Static membership (KIP-345) -- opt-in

kafka.group_instance_id (env <PREFIX>_GROUP_INSTANCE_ID) sets group.instance.id. Default None -- dynamic membership. Set it to a STABLE, UNIQUE-per-replica value (the K8s pod name from the downward API is the canonical choice) and a member that restarts rejoins with its PRIOR partitions WITHOUT a group-wide rebalance. That turns a rolling restart of a large consumer fleet from dozens of stop-the-world rebalances into zero.

The value MUST be unique per replica -- two replicas sharing one group.instance.id get fenced. An empty value is treated as unset.


The raw escape hatch

The sizing surface is opinionated but never a cage. Two raw maps let an operator set ANY librdkafka property:

kafka:
  sizing:
    consumer_librdkafka:
      fetch.wait.max.ms: "75"
    producer_librdkafka:
      linger.ms: "50"

The sizing raw maps win over the profile defaults and the named knobs. Full resolution precedence (lowest to highest):

  1. SelfRegulationProfile defaults
  2. Named knobs (consumer.* / producer.*)
  3. Sizing raw maps (consumer_librdkafka / producer_librdkafka)
  4. Transport-level kafka.librdkafka_overrides -- re-applied LAST, wins over the sizing surface too (it is the broad client-config override, not part of the sizing surface)

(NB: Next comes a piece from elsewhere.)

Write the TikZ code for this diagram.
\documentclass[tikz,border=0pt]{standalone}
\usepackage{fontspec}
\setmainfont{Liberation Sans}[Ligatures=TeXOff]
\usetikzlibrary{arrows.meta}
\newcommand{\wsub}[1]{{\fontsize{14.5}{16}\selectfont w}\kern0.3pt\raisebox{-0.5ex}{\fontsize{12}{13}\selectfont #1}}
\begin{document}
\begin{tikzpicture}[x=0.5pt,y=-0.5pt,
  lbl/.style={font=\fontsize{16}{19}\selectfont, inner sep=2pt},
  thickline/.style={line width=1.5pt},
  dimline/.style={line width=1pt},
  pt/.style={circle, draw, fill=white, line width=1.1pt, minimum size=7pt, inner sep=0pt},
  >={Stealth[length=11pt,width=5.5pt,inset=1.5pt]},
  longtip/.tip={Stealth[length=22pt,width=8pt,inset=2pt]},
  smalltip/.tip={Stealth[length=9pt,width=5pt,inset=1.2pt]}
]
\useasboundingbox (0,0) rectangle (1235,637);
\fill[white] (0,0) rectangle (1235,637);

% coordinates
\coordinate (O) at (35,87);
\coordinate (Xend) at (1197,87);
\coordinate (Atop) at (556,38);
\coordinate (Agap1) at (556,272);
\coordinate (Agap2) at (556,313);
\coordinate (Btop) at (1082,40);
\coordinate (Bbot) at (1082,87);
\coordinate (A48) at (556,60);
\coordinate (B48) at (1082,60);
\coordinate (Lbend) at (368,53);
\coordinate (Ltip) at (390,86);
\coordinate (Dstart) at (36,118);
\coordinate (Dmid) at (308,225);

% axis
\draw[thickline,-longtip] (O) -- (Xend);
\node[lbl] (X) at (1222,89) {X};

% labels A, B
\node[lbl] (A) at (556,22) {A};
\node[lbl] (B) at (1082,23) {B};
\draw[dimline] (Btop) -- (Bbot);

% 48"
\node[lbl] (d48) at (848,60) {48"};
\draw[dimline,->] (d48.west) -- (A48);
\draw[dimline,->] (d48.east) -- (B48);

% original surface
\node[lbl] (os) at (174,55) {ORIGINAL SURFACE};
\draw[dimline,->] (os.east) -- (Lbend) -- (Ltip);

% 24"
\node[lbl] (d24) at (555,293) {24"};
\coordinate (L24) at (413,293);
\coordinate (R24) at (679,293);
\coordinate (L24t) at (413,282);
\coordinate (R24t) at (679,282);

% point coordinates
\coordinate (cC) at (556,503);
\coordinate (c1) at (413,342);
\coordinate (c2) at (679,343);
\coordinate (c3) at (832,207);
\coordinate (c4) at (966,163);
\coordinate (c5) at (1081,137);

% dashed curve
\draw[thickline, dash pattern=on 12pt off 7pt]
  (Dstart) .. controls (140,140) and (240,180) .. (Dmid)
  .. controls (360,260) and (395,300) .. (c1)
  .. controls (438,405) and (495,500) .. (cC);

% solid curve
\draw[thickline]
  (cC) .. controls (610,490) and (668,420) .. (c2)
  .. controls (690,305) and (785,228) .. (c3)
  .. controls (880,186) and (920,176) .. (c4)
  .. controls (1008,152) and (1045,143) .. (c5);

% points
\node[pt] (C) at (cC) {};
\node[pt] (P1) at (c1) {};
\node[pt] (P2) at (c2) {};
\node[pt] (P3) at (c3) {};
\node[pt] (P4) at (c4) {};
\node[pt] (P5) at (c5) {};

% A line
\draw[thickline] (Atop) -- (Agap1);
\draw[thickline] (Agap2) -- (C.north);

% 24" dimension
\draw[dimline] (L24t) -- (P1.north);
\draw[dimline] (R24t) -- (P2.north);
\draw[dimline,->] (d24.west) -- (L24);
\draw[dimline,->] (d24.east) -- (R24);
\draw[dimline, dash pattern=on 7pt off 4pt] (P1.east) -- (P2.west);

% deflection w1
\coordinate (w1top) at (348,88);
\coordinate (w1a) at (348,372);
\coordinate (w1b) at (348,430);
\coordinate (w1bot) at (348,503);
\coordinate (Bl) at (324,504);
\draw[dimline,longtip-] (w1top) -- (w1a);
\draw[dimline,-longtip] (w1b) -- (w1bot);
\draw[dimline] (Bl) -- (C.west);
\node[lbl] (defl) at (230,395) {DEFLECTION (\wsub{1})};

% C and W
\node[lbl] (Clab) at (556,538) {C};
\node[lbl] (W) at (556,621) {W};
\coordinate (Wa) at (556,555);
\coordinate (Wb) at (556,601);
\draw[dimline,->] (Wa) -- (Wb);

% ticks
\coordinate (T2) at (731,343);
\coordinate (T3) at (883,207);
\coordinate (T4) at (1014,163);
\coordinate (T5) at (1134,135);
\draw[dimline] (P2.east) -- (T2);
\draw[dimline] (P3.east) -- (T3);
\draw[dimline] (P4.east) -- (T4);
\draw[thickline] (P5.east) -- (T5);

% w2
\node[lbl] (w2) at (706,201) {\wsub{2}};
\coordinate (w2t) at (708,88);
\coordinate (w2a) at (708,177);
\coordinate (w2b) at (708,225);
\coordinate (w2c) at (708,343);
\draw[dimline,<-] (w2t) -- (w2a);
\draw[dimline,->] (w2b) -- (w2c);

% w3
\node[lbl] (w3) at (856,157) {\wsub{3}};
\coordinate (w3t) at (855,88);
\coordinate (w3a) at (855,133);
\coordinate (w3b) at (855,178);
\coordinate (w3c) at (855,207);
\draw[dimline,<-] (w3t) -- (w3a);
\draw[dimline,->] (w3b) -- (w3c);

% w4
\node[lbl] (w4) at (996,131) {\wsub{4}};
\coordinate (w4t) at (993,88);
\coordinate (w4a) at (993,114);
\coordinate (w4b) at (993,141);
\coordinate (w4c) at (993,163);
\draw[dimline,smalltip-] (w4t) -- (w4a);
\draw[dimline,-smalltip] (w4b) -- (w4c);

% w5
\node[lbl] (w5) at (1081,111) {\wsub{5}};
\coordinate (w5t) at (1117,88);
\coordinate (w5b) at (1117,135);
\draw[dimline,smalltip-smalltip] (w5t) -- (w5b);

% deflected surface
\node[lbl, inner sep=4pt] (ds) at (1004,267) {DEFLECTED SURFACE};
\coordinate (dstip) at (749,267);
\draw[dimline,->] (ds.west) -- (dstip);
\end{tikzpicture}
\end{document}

When a raw override touches a property the sizing governor depends on (the fetch byte sizes, enable.auto.commit, the producer batch/linger/compression keys), the code logs ONE warning per key so the operator knows the governor's assumptions changed. An invalid key silently no-ops in librdkafka -- check spelling.

The producer is built from a SEPARATE ClientConfig, not the consumer's: consumer-only keys (group.id, session.timeout.ms, fetch sizes) would make librdkafka ignore the producer sizing surface otherwise. The producer config carries security + the producer sizing map; kafka.librdkafka_overrides applies last to both halves.

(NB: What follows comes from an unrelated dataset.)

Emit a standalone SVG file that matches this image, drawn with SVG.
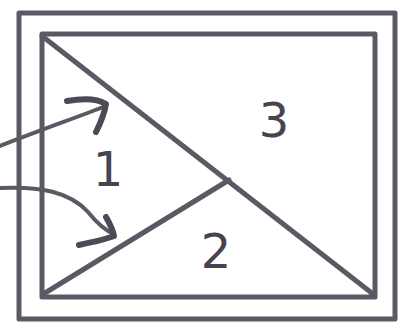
<svg xmlns="http://www.w3.org/2000/svg" width="401" height="323" viewBox="0 0 401 323">
<style>
.ln{fill:none;stroke:#5a5a64;stroke-width:5;stroke-linecap:round;stroke-linejoin:round}
.ar{fill:none;stroke:#5a5a64;stroke-width:4;stroke-linecap:round;stroke-linejoin:round}
.hd{fill:none;stroke:#4e4a55;stroke-width:6;stroke-linecap:round;stroke-linejoin:round}
.lb{font-family:"DejaVu Sans",sans-serif;font-size:48px;fill:#48444f;text-anchor:middle}
</style>
<rect width="401" height="323" fill="#ffffff"/>
<g id="frame">
<rect class="ln" x="19" y="13" width="376" height="306"/>
<rect class="ln" x="42" y="34" width="333" height="263"/>
</g>
<g id="dividers">
<line class="ln" x1="42" y1="36" x2="373" y2="294"/>
<line class="ln" x1="45" y1="293" x2="229" y2="180"/>
</g>
<g id="region1"><text class="lb" x="108" y="186">1</text></g>
<g id="region2"><text class="lb" x="216" y="268">2</text></g>
<g id="region3"><text class="lb" x="274" y="137">3</text></g>
<g id="connectors">
<path class="ar" d="M0,146 C35,132 75,118 106,106"/>
<path class="hd" d="M67,101 C85,98 98,99 106,104 C104,116 100,124 96,132"/>
<path class="ar" d="M0,188 C40,186 70,192 88,212 C96,222 104,230 114,234"/>
<path class="hd" d="M106,217 C110,224 113,230 114,236 C104,240 92,242 79,245"/>
</g>
</svg>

Partition-limited diagnostic

A Kafka consumer group cannot have more ACTIVELY-consuming members than the topic has partitions -- extra members sit idle. So adding pods past the partition count does nothing for throughput; the lag just keeps growing while half the pods do nothing.

rustlib DETECTS this and tells you. It does NOT fix it by mutating topology. KafkaTransport::check_partition_limited (governor feature, src/transport/kafka/mod.rs) reads:

  • the member count scoped to THIS group (fetch_group_list(Some(group_id)) -- not every group on a shared cluster), defaulting to 1 on a transient read,
  • the TOPIC's TOTAL partition count summed over subscribed topics (broker metadata -- NOT this member's assigned slice; the assignment count made the check fire whenever m^2 >= P, a false positive with headroom to spare),
  • the current total lag,

then evaluates the pure partition_limited(members, partitions, lag) decision. When limited it:

  • sets the kafka_partition_limited gauge to 1.0 (else 0.0),
  • registers a Degraded entry on the health registry, and
  • emits ONE rate-limited warning per cooldown window (deduped so a persistently-limited consumer does not spam the log).

It NEVER calls createPartitions -- no topology mutation. This is a metadata round-trip, run periodically (e.g. once per refresh tick via spawn_partition_limited_tick), not on the recv hot path.

The warning:

WARN  kafka consumer group is partition-limited: members >= partitions with
      persistent lag -- extra consumers sit idle; the topic needs more
      partitions (diagnostic only, no topology change made)
      members=8 partitions=4 lag=120000

Resolution is an operator / topology decision, not something rustlib should do silently:

  • More partitions per pod -- raise per-pod parallelism so each consumer drains its assigned partitions faster (the byte budget + worker pool already help here).
  • Share groups (KIP-932, Kafka 4.0) -- let more consumers than partitions share a partition's records, breaking the one-member-per-partition ceiling.
  • Over-partition the topic -- create the topic with more partitions than you expect to need, so scale-out has headroom. The cleanest fix, but a create-time decision.